Fearing capture, Douglass fled to Britain, staying from 1845 to 1847 to speak on behalf of abolition and to earn enough money to purchase his freedom when he returned to America. Upon his return Douglass settled in Rochester, N.Y., and started publishing his newspaper, North Star (which continued to be published under various names until 1863).

In 1858, as a consequence of his fame and as unofficial spokesman for African Americans, Douglass was sought out by John Brown as a recruit for his planned attack on the Harpers Ferry arsenal. But Douglass could see no benefit from what he considered a futile plan and refused to lend his support.

Civil War and Reconstruction

The Civil War, beginning in 1861, raised several issues, not the least of which was what role the black man would play in his own liberationsince one of the main objectives of the war was emancipation of the slaves. Douglass kept this issue alive. In 1863, as a result of his continued insistence (as well as of political and military expediency), President Abraham Lincoln asked him to recruit African American soldiers for the Union Army. As the war proceeded, Douglass had two meetings with Lincoln to discuss the use and treatment of African American soldiers by the Union forces. In consequence, the role of African American soldiers was upgraded each time and their military effectiveness thereby increased.

The Reconstruction period laid serious responsibilities on Douglass. Politicians differed on the question of race and its corresponding problems, and as legislative battles were waged to establish the constitutional integrity of the slaves' emancipation, Douglass was the one African American with stature enough to make suggestions.

In 1870 Douglass and his sons began publishing the New National Era newspaper in Washington, D.C. In 1877 he was appointed by President Rutherford B. Hayes to the post of U.S. marshal for the District of Columbia. From this time until approximately 2 years before his death Douglass held a succession of offices, including that of recorder of deeds for the District of Columbia and minister-resident and consul-general to the Republic of Haiti, as well as chargé d'affaires to Santo Domingo. He resigned his assignments in Haiti and Santo Domingo when he discovered that American businessmen were taking advantage of his position in their dealings with the Haitian government. He died in Washington, D.C., on Feb. 20, 1895.

Further Reading

Douglass's writings can be found in The Life and Writings of Frederick Douglass, edited by Philip S. Foner (4 vols., 1950-1955). Frederick Douglass, edited by Benjamin Quarles (1968), contains excerpts from Douglass's writings, portrayals of him by his contemporaries, and appraisals by later historians.
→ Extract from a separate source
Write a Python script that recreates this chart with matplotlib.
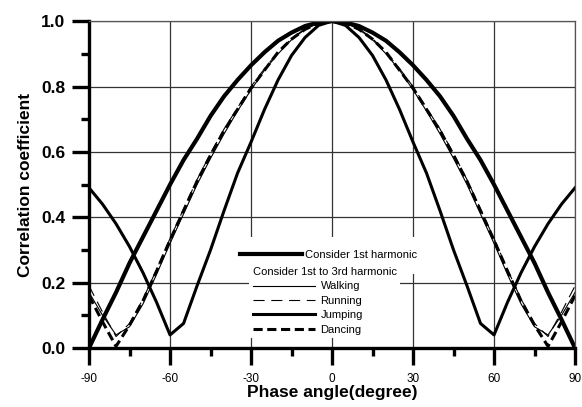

Benjamin Quarles, Frederick Douglass (1948), is a well-written, scholarly biography. See also Philip S. Foner, Frederick Douglass: A Biography (1964), and Arna Bontemps, Free at Last: The Life of Frederick Douglass (1971). There is a biographical sketch of Douglass in William J. Simmons, Men of Mark: Eminent, Progressive and Rising (1887; repr. 1968). Works that discuss Douglass at length are John Hope Franklin, From Slavery to Freedom: A History of American Negroes (1947; 3d ed. 1967); Louis Filler, The Crusade against Slavery, 1830-1860 (1960); and Martin Duberman, ed., The Antislavery Vanguard: New Essays on the Abolitionists (1965).